Exercise: List every line in this data where the string "that" occurs.

Data section:
+++++
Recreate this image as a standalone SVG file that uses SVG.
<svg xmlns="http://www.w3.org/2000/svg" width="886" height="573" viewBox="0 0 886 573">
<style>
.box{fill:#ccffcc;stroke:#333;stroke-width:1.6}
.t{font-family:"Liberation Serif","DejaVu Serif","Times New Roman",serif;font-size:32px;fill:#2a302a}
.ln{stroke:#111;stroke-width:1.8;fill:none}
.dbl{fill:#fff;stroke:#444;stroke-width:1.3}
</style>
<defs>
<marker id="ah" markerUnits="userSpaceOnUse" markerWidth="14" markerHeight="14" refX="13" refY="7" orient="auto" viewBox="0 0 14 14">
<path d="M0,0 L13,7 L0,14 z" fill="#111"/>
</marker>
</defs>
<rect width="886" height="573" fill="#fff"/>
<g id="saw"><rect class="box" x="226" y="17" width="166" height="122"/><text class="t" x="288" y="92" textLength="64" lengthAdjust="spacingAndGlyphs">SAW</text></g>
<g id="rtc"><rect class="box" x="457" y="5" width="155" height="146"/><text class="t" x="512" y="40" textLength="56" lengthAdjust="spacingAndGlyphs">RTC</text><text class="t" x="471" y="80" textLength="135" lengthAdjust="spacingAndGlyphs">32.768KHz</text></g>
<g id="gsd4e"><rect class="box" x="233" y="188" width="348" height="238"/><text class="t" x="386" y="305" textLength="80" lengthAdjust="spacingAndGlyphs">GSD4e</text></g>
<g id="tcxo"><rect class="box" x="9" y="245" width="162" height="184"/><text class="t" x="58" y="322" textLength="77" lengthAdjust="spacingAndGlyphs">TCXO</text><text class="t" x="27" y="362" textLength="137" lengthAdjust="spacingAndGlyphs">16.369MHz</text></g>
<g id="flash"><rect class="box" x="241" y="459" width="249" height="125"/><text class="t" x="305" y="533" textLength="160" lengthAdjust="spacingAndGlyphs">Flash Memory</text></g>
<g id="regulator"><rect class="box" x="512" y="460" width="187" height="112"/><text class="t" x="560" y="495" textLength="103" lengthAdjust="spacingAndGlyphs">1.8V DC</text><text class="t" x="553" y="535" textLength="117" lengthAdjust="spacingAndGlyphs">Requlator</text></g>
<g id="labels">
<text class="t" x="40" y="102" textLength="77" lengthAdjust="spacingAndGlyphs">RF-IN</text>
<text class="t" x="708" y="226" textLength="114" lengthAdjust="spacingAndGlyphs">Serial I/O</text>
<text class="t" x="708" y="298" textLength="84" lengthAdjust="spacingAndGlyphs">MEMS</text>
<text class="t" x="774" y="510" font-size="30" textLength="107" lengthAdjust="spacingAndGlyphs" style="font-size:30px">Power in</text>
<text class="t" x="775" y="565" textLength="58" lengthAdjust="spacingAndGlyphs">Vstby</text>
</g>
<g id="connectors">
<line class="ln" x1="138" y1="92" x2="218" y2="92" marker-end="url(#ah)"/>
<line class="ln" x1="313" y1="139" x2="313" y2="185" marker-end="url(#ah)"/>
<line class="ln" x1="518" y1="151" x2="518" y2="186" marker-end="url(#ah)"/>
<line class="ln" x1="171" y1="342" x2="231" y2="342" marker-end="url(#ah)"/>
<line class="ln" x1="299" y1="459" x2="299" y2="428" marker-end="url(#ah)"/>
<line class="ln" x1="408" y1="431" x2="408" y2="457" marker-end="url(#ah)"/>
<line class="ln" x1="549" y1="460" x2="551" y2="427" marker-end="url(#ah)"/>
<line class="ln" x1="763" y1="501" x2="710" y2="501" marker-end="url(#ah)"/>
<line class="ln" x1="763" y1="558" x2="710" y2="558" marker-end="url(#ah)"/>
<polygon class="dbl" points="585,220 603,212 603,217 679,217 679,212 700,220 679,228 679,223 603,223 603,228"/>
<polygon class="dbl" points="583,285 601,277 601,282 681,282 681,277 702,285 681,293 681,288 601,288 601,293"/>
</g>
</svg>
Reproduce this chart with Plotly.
+++++
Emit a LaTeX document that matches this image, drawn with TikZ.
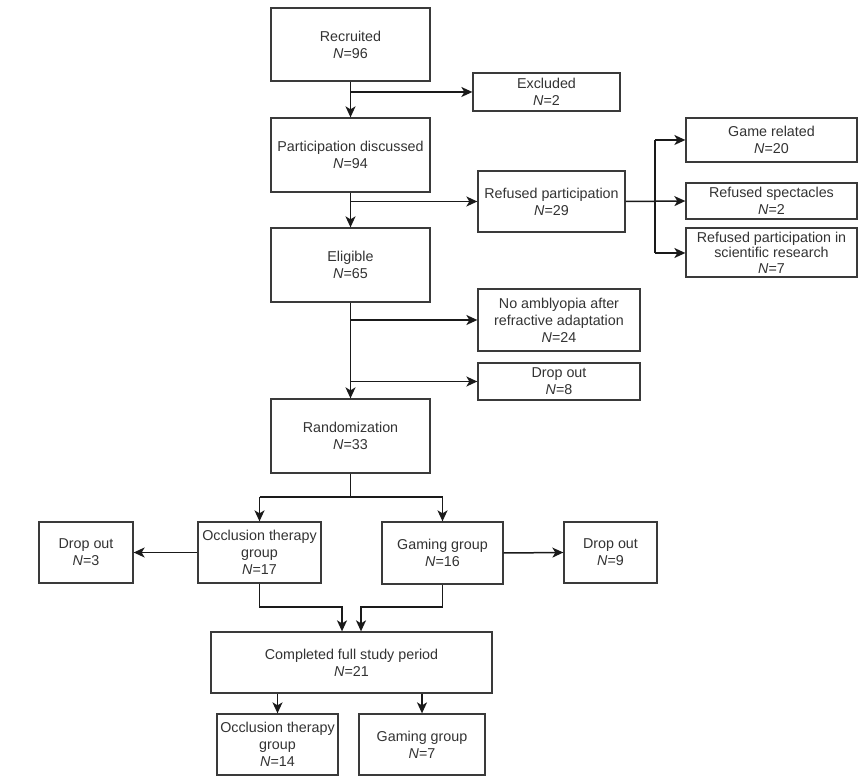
+++++
Solved exercise:
Recreate this image as a standalone SVG file that uses SVG.
Emit a LaTeX document that matches this image, drawn with TikZ.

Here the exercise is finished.